The decomposed body of 17-year-old Shafilea Ahmed was found near the bank of the River Kent in Cumbria, five months after her schoolteachers reported her missing in September 2003, soon after she returned from a trip to Pakistan. Shafilea's tragic case was widely reported in Britain and has evoked strong sympathy for young second generation Asian women who are forced into marriages.

Coroner Ian Smith also said he believed the concept of an arranged marriage was "central" to the circumstances leading up to her death.

Police had earlier launched a murder inquiry and arrested her parents on suspicion of kidnapping her, but both were released without charge. Eight other family members from Bradford were arrested on suspicion of perverting the course of justice, but they too were released without charge.

At her inquest, a social worker responsible for providing housing said Shafilea had come to her seeking advice, claiming she had been beaten and robbed by her parents.

A statement Shafilea wrote to support a housing claim said: "I had saved £2,000, which they took out of my bank account. My parents are going to send me to Pakistan and I'll be married to someone and left there. There had been a build-up of violence towards me, and my mother told me I was about to go to Pakistan for an arranged marriage."

Vaz, launching the parliamentary initiative Monday, said the voices of victims of forced marriage and "honour crimes" were "not often enough heard". He said domestic violence - whether by a relative, spouse or partner - constituted about 15% of all violent crime and killed two women every week in England and Wales. "Huge numbers of women and men are affected daily by these crimes. Yet their voices are not often enough heard," he said.

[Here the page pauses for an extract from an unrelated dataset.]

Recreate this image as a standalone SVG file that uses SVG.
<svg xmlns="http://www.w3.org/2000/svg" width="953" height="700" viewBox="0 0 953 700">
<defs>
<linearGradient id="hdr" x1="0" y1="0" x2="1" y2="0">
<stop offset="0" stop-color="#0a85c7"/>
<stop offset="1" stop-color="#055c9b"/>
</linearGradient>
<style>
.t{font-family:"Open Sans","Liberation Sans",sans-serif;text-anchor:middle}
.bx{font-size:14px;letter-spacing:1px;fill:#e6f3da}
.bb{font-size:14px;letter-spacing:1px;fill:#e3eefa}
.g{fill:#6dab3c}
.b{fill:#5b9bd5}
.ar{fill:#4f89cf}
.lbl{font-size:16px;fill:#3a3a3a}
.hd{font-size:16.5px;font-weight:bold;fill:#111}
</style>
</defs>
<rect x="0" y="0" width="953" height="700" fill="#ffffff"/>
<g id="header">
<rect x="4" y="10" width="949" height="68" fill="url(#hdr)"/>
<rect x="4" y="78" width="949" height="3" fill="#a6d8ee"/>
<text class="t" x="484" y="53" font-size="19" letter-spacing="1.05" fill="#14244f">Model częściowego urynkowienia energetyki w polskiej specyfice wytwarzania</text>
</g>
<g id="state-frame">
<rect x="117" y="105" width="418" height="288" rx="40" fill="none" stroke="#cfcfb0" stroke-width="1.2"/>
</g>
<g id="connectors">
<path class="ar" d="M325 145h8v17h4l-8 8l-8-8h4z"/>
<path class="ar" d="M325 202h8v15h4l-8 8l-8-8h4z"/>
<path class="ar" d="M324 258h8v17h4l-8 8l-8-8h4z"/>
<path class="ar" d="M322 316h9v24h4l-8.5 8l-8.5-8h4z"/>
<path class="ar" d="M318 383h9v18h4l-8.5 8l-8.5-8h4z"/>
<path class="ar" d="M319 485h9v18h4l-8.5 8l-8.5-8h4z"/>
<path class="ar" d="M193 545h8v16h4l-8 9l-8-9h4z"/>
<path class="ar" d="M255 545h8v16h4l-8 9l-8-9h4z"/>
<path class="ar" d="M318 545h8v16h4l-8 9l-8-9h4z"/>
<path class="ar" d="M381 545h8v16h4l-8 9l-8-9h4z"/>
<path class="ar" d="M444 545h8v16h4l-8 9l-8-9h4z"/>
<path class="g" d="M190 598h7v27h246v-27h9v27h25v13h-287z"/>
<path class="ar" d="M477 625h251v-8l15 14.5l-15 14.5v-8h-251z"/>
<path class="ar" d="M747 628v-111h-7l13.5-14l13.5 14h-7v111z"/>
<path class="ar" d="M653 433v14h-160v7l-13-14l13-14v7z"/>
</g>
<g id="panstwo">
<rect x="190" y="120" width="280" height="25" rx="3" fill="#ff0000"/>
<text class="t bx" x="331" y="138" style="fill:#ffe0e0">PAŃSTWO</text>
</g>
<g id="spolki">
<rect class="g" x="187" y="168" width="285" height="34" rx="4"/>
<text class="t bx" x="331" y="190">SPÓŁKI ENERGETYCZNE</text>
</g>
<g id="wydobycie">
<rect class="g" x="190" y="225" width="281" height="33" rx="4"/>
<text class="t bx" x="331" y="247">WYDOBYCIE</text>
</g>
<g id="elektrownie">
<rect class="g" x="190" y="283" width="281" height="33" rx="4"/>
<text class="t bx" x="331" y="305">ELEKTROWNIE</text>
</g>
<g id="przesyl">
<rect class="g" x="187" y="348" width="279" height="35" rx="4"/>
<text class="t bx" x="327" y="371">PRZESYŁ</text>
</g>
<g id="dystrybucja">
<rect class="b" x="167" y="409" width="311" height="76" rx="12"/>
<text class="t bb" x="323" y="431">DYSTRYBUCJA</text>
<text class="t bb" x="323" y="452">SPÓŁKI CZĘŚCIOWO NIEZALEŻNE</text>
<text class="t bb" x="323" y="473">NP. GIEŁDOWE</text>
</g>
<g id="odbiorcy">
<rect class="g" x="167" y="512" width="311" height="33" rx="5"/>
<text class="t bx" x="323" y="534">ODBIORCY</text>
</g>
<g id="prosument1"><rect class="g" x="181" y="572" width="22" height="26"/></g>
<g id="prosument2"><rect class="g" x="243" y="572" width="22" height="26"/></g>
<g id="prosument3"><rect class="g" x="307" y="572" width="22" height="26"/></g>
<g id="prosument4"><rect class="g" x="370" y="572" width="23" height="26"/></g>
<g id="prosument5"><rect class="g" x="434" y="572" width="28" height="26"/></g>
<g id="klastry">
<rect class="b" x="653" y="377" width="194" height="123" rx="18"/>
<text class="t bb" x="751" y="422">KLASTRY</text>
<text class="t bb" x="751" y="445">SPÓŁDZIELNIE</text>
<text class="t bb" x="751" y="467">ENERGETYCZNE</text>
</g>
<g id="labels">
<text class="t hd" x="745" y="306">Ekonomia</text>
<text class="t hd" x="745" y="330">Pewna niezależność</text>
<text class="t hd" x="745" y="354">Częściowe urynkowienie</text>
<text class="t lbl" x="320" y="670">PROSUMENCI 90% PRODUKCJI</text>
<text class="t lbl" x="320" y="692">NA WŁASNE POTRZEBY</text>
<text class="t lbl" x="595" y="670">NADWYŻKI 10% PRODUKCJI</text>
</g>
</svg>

"We want to listen to those who have experienced domestic abuse and forced marriage, since they know better than anyone else what works and what doesn't. What they say in the consultation will help us decide our recommendations to the government," added the MP whose Leicester East constituency has a large Asian population.

About 12 people each year are thought to be victims of so-called honour killings in Britain, after supposedly behaving in a way that brings shame to their families. A Forced Marriage Unit at the British Home Ministry receives 5,000 inquiries a year and handles 300 cases. The government is also consulting experts on new immigration rules to stop forced marriages.

Ghayasuddin Siddiqui, head of the Muslim Parliament in Britain, said he was certain the schoolgirl, who wanted to go to university and become a lawyer, was the victim of an honour killing. "I think relatives won't speak out because they are scared," he said. "Somebody in the family disappears, relatives must have been concerned. But they would not cooperate with the police. The family and those who were close were not willing to come forward. That's why many of these murders are unresolved."